-- DATA EXCERPT start --

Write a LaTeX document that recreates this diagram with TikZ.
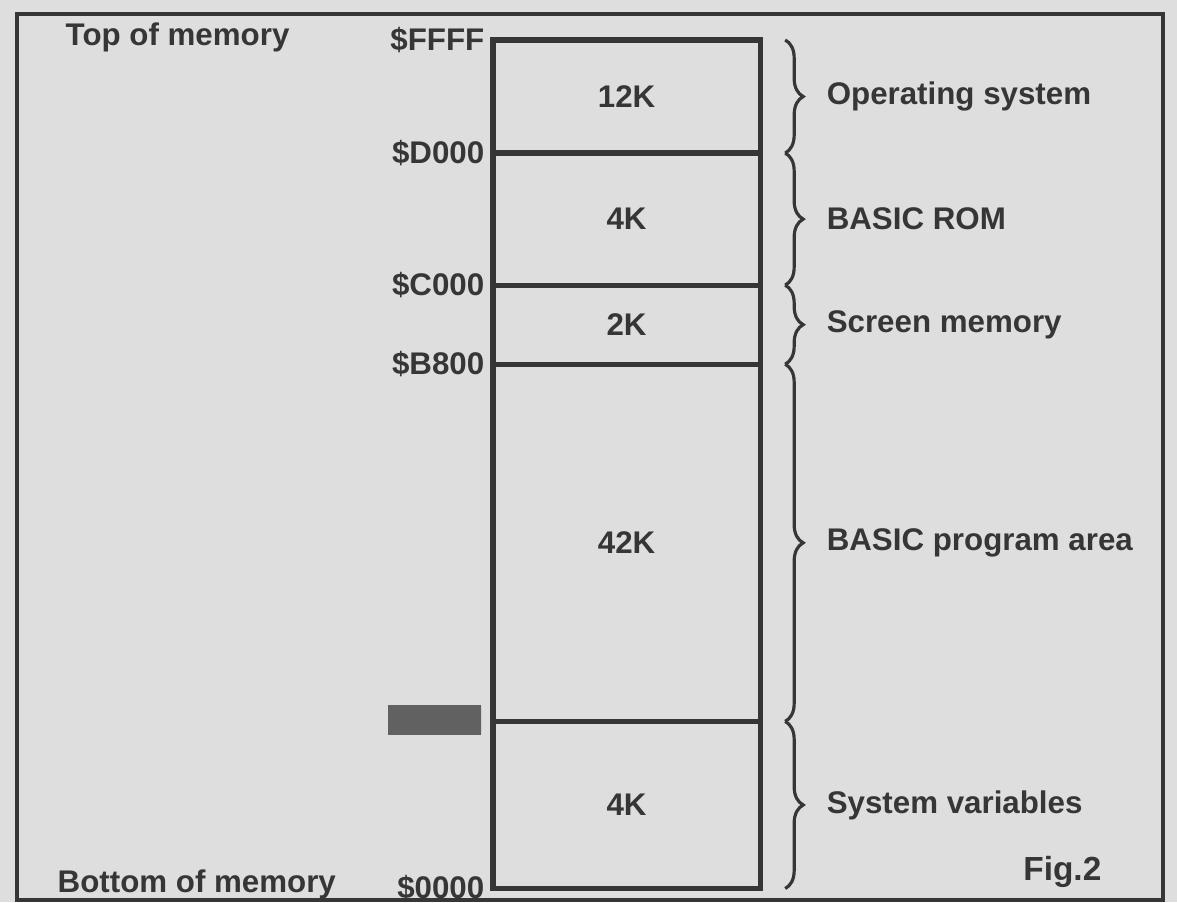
\documentclass[tikz,border=0pt]{standalone}
\usepackage{fontspec}
\setmainfont{Liberation Sans}
\usepackage{tikz}
\usetikzlibrary{decorations.pathreplacing}
\usetikzlibrary{positioning}

\definecolor{paper}{HTML}{DEDEDE}
\definecolor{ink}{HTML}{363636}

\tikzset{
  section/.style={draw=ink, line width=1.5pt, minimum width=2.67cm, anchor=north west, inner sep=0pt, outer sep=0pt, text=ink},
  addr/.style={anchor=east, inner sep=0pt, text=ink},
  mapbrace/.style={draw=ink, line width=0.9pt, decorate, decoration={brace, amplitude=0.18cm}},
  area/.style={anchor=west, inner sep=0pt, text=ink},
}

\begin{document}
\begin{tikzpicture}[x=0.01cm, y=-0.01cm, font=\fontsize{8.9}{10}\selectfont\bfseries]
\fill[paper] (0,0) rectangle (1177,902);
\useasboundingbox (0,0) rectangle (1177,902);
\draw[ink, line width=1pt] (17,14) rectangle (1163,900);

% the memory map, top of memory first
\node[section, minimum height=1.13cm] (os) at (493,40) {12K};
\node[section, minimum height=1.32cm] (rom) at (os.south west) {4K};
\node[section, minimum height=0.79cm] (scr) at (rom.south west) {2K};
\node[section, minimum height=3.57cm] (prog) at (scr.south west) {42K};
\node[section, minimum height=1.67cm] (vars) at (prog.south west) {4K};

% addresses on the left
\node[addr] (aFFFF) at ([xshift=-0.08cm]os.north west) {\$FFFF};
\node[addr] (aD000) at ([xshift=-0.08cm]os.south west) {\$D000};
\node[addr] (aC000) at ([xshift=-0.08cm]rom.south west) {\$C000};
\node[addr] (aB800) at ([xshift=-0.08cm]scr.south west) {\$B800};
\node[addr] (a0000) at ([xshift=-0.08cm]vars.south west) {\$0000};
\shade[left color=black!62, middle color=black!38, right color=black!62] (388,705) rectangle (481,734);

\node[area] (topmem) at (65,37) {Top of memory};
\node[area] (botmem) at (57,884) {Bottom of memory};

% braces and what each area holds
\draw[mapbrace] ([xshift=0.25cm]os.north east) -- ([xshift=0.25cm]os.south east)
  node[area, midway, right=0.4cm] (osname) {Operating system};
\draw[mapbrace] ([xshift=0.25cm]rom.north east) -- ([xshift=0.25cm]rom.south east)
  node[area, midway, right=0.4cm] (romname) {BASIC ROM};
\draw[mapbrace] ([xshift=0.25cm]scr.north east) -- ([xshift=0.25cm]scr.south east)
  node[area, midway, right=0.4cm] (scrname) {Screen memory};
\draw[mapbrace] ([xshift=0.25cm]prog.north east) -- ([xshift=0.25cm]prog.south east)
  node[area, midway, right=0.4cm] (progname) {BASIC program area};
\draw[mapbrace] ([xshift=0.25cm]vars.north east) -- ([xshift=0.25cm]vars.south east)
  node[area, midway, right=0.4cm] (varsname) {System variables};

\node[addr, font=\fontsize{9.5}{11}\selectfont\bfseries] (fig) at (1102,872) {Fig.2};
\end{tikzpicture}
\end{document}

-- DATA EXCERPT end --

## THE EXERCISE
Return nothing but the lines running from the start of the data to the line with "(botmem) at (57,884)", please, both ends included and no pictures.

## SOLUTION TO THIS EXERCISE
Write a LaTeX document that recreates this diagram with TikZ.
\documentclass[tikz,border=0pt]{standalone}
\usepackage{fontspec}
\setmainfont{Liberation Sans}
\usepackage{tikz}
\usetikzlibrary{decorations.pathreplacing}
\usetikzlibrary{positioning}

\definecolor{paper}{HTML}{DEDEDE}
\definecolor{ink}{HTML}{363636}

\tikzset{
  section/.style={draw=ink, line width=1.5pt, minimum width=2.67cm, anchor=north west, inner sep=0pt, outer sep=0pt, text=ink},
  addr/.style={anchor=east, inner sep=0pt, text=ink},
  mapbrace/.style={draw=ink, line width=0.9pt, decorate, decoration={brace, amplitude=0.18cm}},
  area/.style={anchor=west, inner sep=0pt, text=ink},
}

\begin{document}
\begin{tikzpicture}[x=0.01cm, y=-0.01cm, font=\fontsize{8.9}{10}\selectfont\bfseries]
\fill[paper] (0,0) rectangle (1177,902);
\useasboundingbox (0,0) rectangle (1177,902);
\draw[ink, line width=1pt] (17,14) rectangle (1163,900);

% the memory map, top of memory first
\node[section, minimum height=1.13cm] (os) at (493,40) {12K};
\node[section, minimum height=1.32cm] (rom) at (os.south west) {4K};
\node[section, minimum height=0.79cm] (scr) at (rom.south west) {2K};
\node[section, minimum height=3.57cm] (prog) at (scr.south west) {42K};
\node[section, minimum height=1.67cm] (vars) at (prog.south west) {4K};

% addresses on the left
\node[addr] (aFFFF) at ([xshift=-0.08cm]os.north west) {\$FFFF};
\node[addr] (aD000) at ([xshift=-0.08cm]os.south west) {\$D000};
\node[addr] (aC000) at ([xshift=-0.08cm]rom.south west) {\$C000};
\node[addr] (aB800) at ([xshift=-0.08cm]scr.south west) {\$B800};
\node[addr] (a0000) at ([xshift=-0.08cm]vars.south west) {\$0000};
\shade[left color=black!62, middle color=black!38, right color=black!62] (388,705) rectangle (481,734);

\node[area] (topmem) at (65,37) {Top of memory};
\node[area] (botmem) at (57,884) {Bottom of memory};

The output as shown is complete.